EXERCISE INPUTS —
◇ ◇ ◇ ◇

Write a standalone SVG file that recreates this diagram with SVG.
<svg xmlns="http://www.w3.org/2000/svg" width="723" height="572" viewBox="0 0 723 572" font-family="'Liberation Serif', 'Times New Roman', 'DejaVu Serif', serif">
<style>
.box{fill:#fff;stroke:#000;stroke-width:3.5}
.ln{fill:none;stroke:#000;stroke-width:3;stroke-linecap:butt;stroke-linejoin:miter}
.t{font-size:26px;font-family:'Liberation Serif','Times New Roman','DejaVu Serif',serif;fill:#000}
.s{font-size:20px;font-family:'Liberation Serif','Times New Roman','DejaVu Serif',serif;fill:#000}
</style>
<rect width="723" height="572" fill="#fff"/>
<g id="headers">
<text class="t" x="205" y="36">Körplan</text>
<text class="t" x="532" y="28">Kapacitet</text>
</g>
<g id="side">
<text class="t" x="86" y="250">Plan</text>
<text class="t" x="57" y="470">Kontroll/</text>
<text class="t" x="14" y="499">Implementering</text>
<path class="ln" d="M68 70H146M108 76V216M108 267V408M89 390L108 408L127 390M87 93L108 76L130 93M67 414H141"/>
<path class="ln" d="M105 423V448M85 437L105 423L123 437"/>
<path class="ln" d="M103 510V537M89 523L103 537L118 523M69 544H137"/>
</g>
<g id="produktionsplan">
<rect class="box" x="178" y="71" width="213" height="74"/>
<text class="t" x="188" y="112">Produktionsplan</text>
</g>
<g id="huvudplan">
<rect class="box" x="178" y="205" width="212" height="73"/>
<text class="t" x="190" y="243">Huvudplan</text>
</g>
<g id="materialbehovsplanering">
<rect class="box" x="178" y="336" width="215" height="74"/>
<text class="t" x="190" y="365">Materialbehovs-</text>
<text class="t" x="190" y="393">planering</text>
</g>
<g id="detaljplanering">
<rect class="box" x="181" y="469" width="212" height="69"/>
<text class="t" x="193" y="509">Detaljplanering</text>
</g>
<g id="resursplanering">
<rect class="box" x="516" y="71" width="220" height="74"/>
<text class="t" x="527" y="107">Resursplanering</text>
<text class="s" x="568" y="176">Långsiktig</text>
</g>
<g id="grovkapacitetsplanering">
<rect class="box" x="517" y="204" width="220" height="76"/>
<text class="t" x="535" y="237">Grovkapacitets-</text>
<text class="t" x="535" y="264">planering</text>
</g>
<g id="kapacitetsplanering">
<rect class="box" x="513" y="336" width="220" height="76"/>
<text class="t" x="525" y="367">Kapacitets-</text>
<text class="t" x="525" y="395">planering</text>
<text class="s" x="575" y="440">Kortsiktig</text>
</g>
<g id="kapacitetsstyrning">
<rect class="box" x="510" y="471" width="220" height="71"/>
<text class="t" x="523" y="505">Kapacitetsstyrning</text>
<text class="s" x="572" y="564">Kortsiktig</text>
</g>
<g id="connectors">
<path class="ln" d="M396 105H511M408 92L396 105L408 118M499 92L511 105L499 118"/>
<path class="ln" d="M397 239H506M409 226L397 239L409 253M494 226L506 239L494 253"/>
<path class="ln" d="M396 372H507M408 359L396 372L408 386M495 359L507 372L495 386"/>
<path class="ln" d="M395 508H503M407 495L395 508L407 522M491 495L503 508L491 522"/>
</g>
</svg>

◇ ◇ ◇ ◇

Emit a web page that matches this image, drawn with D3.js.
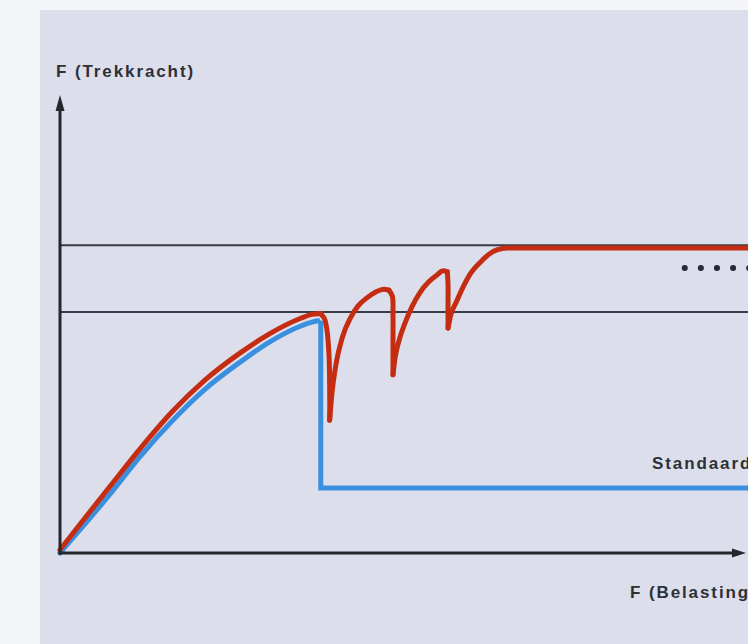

◇ ◇ ◇ ◇

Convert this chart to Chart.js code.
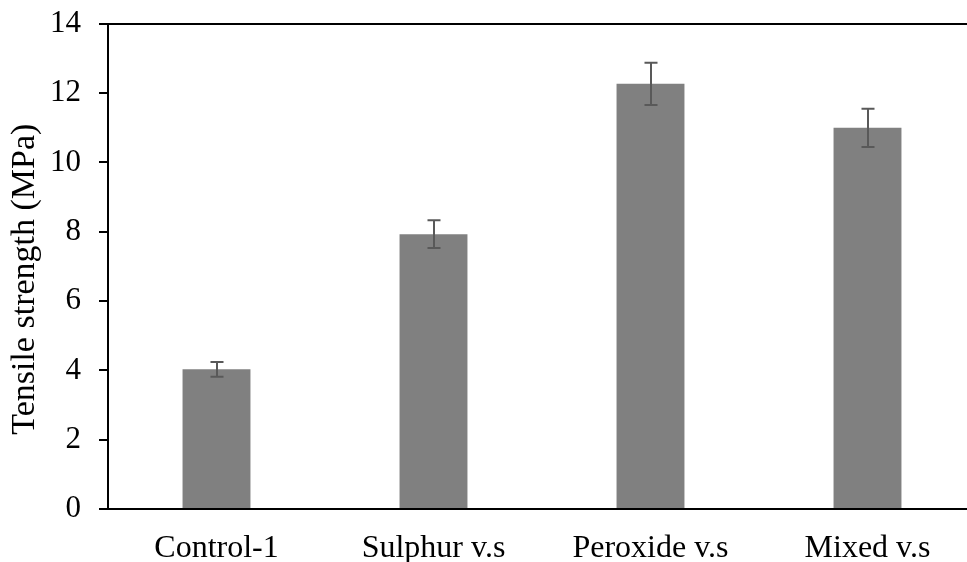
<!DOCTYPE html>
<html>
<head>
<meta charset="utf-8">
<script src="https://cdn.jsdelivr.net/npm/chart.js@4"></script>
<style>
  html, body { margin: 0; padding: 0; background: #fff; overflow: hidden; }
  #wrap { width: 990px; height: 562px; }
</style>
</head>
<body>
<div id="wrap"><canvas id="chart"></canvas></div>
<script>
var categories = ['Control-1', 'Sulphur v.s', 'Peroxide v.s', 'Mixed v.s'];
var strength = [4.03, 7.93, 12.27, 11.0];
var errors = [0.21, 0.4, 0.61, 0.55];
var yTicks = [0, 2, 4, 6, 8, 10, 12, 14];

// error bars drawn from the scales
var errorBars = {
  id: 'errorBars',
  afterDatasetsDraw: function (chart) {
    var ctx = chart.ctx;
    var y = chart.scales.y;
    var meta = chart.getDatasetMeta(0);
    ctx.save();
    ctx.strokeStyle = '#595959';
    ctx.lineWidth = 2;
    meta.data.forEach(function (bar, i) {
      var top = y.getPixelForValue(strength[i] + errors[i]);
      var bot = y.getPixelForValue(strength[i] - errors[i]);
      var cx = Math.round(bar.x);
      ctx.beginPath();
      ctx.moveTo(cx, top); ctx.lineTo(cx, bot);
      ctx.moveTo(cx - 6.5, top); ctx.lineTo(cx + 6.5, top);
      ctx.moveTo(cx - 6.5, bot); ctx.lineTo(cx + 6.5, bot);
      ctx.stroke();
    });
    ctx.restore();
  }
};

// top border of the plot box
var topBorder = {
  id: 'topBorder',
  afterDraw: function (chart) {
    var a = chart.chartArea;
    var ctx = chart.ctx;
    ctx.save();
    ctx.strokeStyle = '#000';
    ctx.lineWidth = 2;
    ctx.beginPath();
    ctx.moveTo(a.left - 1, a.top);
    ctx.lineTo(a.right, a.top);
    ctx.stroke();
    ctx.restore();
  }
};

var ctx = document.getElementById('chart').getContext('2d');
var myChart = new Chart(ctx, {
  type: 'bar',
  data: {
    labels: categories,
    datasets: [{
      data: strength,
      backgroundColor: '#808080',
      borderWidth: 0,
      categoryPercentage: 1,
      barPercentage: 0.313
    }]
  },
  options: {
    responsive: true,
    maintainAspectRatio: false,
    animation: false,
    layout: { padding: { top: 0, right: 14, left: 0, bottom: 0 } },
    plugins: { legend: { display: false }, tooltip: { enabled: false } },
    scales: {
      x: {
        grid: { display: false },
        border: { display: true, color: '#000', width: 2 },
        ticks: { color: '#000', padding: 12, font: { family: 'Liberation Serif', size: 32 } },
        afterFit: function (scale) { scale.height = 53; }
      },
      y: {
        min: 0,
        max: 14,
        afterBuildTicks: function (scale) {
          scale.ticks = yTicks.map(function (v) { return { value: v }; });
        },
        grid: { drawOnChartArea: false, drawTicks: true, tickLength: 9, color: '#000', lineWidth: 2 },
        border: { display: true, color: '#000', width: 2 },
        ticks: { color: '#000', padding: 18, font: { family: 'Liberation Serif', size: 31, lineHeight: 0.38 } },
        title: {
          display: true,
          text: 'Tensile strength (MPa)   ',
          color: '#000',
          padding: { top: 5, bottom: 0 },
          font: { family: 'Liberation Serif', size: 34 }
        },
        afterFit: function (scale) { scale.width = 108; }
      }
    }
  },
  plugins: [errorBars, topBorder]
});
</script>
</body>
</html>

◇ ◇ ◇ ◇

THE PROBLEM —
Wherever the string "this" appears in the entries above, list that line.

TASK RESULT —
Write a standalone SVG file that recreates this diagram with SVG.
Emit a web page that matches this image, drawn with D3.js.
Convert this chart to Chart.js code.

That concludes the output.